News Corp., the media company controlled by Rupert Murdoch, won court approval for a $450-million deal to settle lawsuits alleging that investors were shortchanged in the buyout of its Fox Entertainment Group unit.
News Corp. initially offered 1.9 of its shares for each Fox share. After investors sued and a Fox board committee agreed to examine the bid’s fairness, News Corp. executives agreed to raise the offer to 2.04 shares for each Fox share.
Delaware Chief Chancery Court Judge William B. Chandler III approved the deal, saying it was an appropriate way to resolve complex litigation over the January bid.
Chandler also approved $5.2 million in legal fees and expenses for shareholders’ lawyers. News Corp. agreed to pay the money, the judge said.
“We believe the settlement is fair because the value for shareholders is far greater than could have been derived from continuing the litigation,” said Steven Schulman, a New York-based attorney with Milberg Weiss Bershad & Schulman who represented Fox Entertainment shareholders.
Purchasing the Fox stock it didn’t own gave Murdoch’s company all of the unit’s $12.2 billion in annual sales and complete control of assets including the 20th Century Fox film studio, Fox News Channel and 35 U.S. television stations.
Fox accounted for 69% of News Corp.'s $1.5 billion of net income for the fiscal year ended June 2004.
Andrew Butcher, a spokesman for New York-based News Corp., which also owns newspapers such as the New York Post and the Times of London, said he couldn’t comment. Shareholders, including a Louisiana teachers’ pension fund, had filed 18 suits alleging they were shortchanged in the buyout.

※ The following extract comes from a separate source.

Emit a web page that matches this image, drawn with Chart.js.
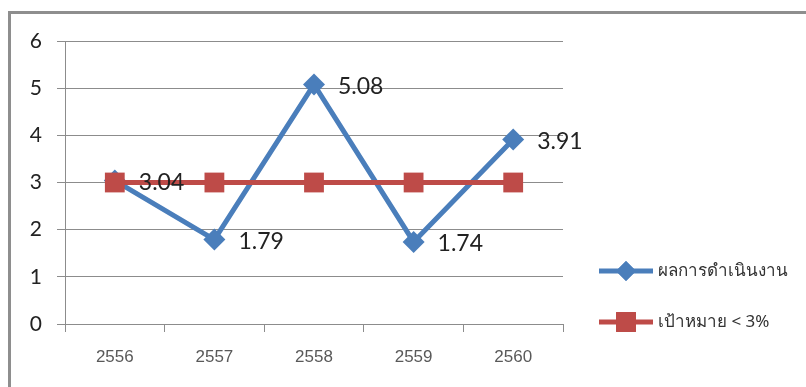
<!DOCTYPE html>
<html>
<head>
<meta charset="utf-8">
<script src="https://cdn.jsdelivr.net/npm/chart.js@4/dist/chart.umd.min.js"></script>
<style>
  html, body { margin: 0; padding: 0; background: #fff; }
  #wrap { position: relative; width: 806px; height: 387px; overflow: hidden; }
  #frame { position: absolute; left: 8px; top: 11px; width: 900px; height: 500px;
           border: 3px solid #8e8e8e; box-sizing: border-box; }
  canvas { position: absolute; left: 0; top: 0; }
</style>
</head>
<body>
<div id="wrap">
  <div id="frame"></div>
  <canvas id="c" width="806" height="387"></canvas>
</div>
<script>
// Fiscal years (Thai Buddhist calendar)
const years = ['2556', '2557', '2558', '2559', '2560'];
// Performance results per year
const results = [3.04, 1.79, 5.08, 1.74, 3.91];
// Target line
const target = [3, 3, 3, 3, 3];
const yTicks = [0, 1, 2, 3, 4, 5, 6];

const seriesNames = ['ผลการดำเนินงาน', 'เป้าหมาย < 3%'];
const blue = '#4a7ebb';
const red = '#be4b48';

// Value labels drawn to the right of each result point
const valueLabels = {
  id: 'valueLabels',
  afterDatasetsDraw(chart) {
    const meta = chart.getDatasetMeta(0);
    const ctx = chart.ctx;
    ctx.save();
    ctx.font = '23px Lato, "Open Sans", sans-serif';
    ctx.fillStyle = '#222';
    ctx.textAlign = 'left';
    ctx.textBaseline = 'middle';
    meta.data.forEach((pt, i) => {
      ctx.fillText(results[i].toFixed(2), pt.x + 24, pt.y + 2);
    });
    ctx.restore();
  }
};

// Legend on the right side, drawn with the same point styles as the series
const sideLegend = {
  id: 'sideLegend',
  afterDraw(chart) {
    const ctx = chart.ctx;
    const items = [
      { name: seriesNames[0], color: blue, style: 'rectRot', r: 10, y: 271 },
      { name: seriesNames[1], color: red, style: 'rect', r: 14, y: 322 }
    ];
    ctx.save();
    items.forEach(it => {
      ctx.strokeStyle = it.color;
      ctx.lineWidth = 5;
      ctx.beginPath();
      ctx.moveTo(599, it.y);
      ctx.lineTo(653, it.y);
      ctx.stroke();
      ctx.fillStyle = it.color;
      Chart.helpers.drawPoint(ctx, { pointStyle: it.style, radius: it.r, borderWidth: 0 }, 626, it.y);
      ctx.fill();
      ctx.fillStyle = '#333';
      ctx.font = '17px Tahoma, "Noto Sans", sans-serif';
      ctx.textAlign = 'left';
      ctx.textBaseline = 'middle';
      ctx.fillText(it.name, 658, it.y);
    });
    ctx.restore();
  }
};

new Chart(document.getElementById('c'), {
  type: 'line',
  data: {
    labels: years,
    datasets: [
      {
        label: seriesNames[0],
        data: results,
        borderColor: blue,
        backgroundColor: blue,
        borderWidth: 5,
        pointStyle: 'rectRot',
        pointRadius: 11,
        pointBorderWidth: 0,
        tension: 0,
        order: 1
      },
      {
        label: seriesNames[1],
        data: target,
        borderColor: red,
        backgroundColor: red,
        borderWidth: 5,
        pointStyle: 'rect',
        pointRadius: 14,
        pointBorderWidth: 0,
        tension: 0,
        order: 0
      }
    ]
  },
  options: {
    responsive: false,
    animation: false,
    layout: { padding: { left: 0, top: 41, right: 243, bottom: 0 } },
    plugins: {
      legend: { display: false },
      tooltip: { enabled: false },
      title: { display: false }
    },
    scales: {
      x: {
        offset: true,
        afterFit(s) { s.height = 63; },
        grid: { drawOnChartArea: false, drawTicks: true, tickLength: 8, color: '#8c8c8c', offset: true },
        border: { color: '#8c8c8c', width: 1 },
        ticks: { color: '#595959', font: { family: '"Liberation Sans", Arial, sans-serif', size: 17 }, padding: 15 }
      },
      y: {
        min: 0,
        max: 6,
        afterFit(s) { s.width = 65; },
        afterBuildTicks(s) { s.ticks = yTicks.map(v => ({ value: v })); },
        grid: { color: '#8c8c8c', tickLength: 8, lineWidth: 1 },
        border: { color: '#8c8c8c', width: 1 },
        ticks: { color: '#222', font: { family: 'Lato, "Open Sans", sans-serif', size: 21 }, padding: 15 }
      }
    }
  },
  plugins: [valueLabels, sideLegend]
});
</script>
</body>
</html>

Fox investor Janice Allen alleged that News Corp. directors, including Murdoch and Chief Operating Officer Peter Chernin, “breached their duty of loyalty” to shareholders by accepting the original offer. Allen described the bid as “unconscionable, unfair and grossly inadequate.”
Schulman told Chandler that shareholders’ lawyers had been pushing to block the Fox buyout when News Corp.'s lawyers indicated they might be willing to settle.
Investors “held a good hand in the litigation,” Schulman said.
Concerns that News Corp. still might prevail prompted investors’ lawyers to recommend resolving the case, he said.